Abstract
Purpose :
Meta-learning provides a promising pathway to train convolutional neural networks (CNNs) under data scarcity, yet its accuracy is restricted in screening strabismus due to the inability to make full use of eye information of data. To alleviate this issue, this study proposed a method by combining a meta-learning approach with image processing methods to fully extract the information that helps determine strabismus, thereby improving the classification accuracy for screening strabismus
Methods :
The meta-learning approach was initially pretrained on a public dataset to obtain a well-generalized embedding network for extracting relevant pixel features while image processing methods were used to extract the position features of eye regions (e.g., iris position, corneal light reflex) as supplementary features. The dimensionality of pixel features was reduced to integrate with the low-dimensional supplementary features via principal component analysis, and the integrated features were used to train a support vector machine classifier for performing strabismus screening.
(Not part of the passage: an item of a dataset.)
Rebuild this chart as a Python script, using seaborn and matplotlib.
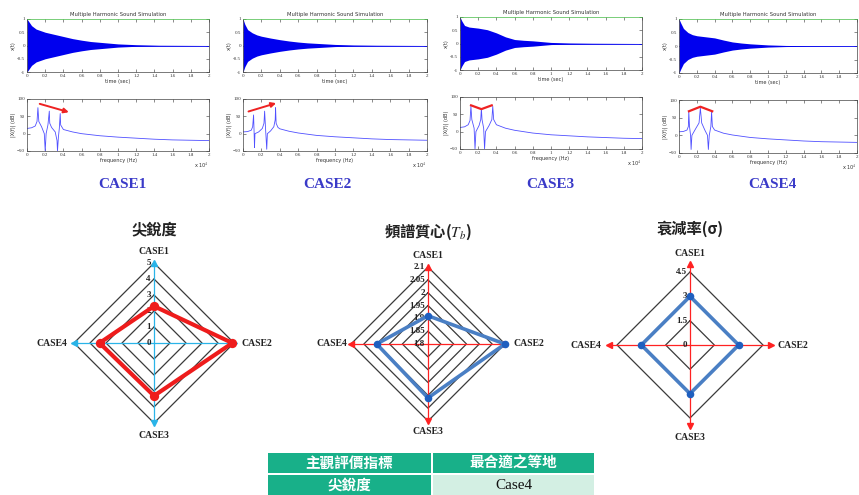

A total of 60 images (30 normal and 30 strabismus) were used to verify the effectiveness of the proposed method, and its classification performance was assessed by computing the accuracy, specificity, and sensitivity through 5000 experiments.
Results :
The classification accuracy using only the meta-learning approach achieved 0.709 with a sensitivity (i.e., correctly classify strabismus) of 0.740 and a specificity (i.e., correctly classify normal) of 0.678 while the proposed method achieved 0.805 classification accuracy with a sensitivity of 0.768 and a specificity of 0.842 in strabismus screening.
Conclusions :
The proposed strabismus screening method achieved promising classification accuracy and improved the classification performance by about 10% than using the meta-learning approach alone under data scarcity. We expect that this combination approach can be an effective solution in medical fields where data scarcity is common.
This abstract was presented at the 2022 ARVO Annual Meeting, held in Denver, CO, May 1-4, 2022, and virtually.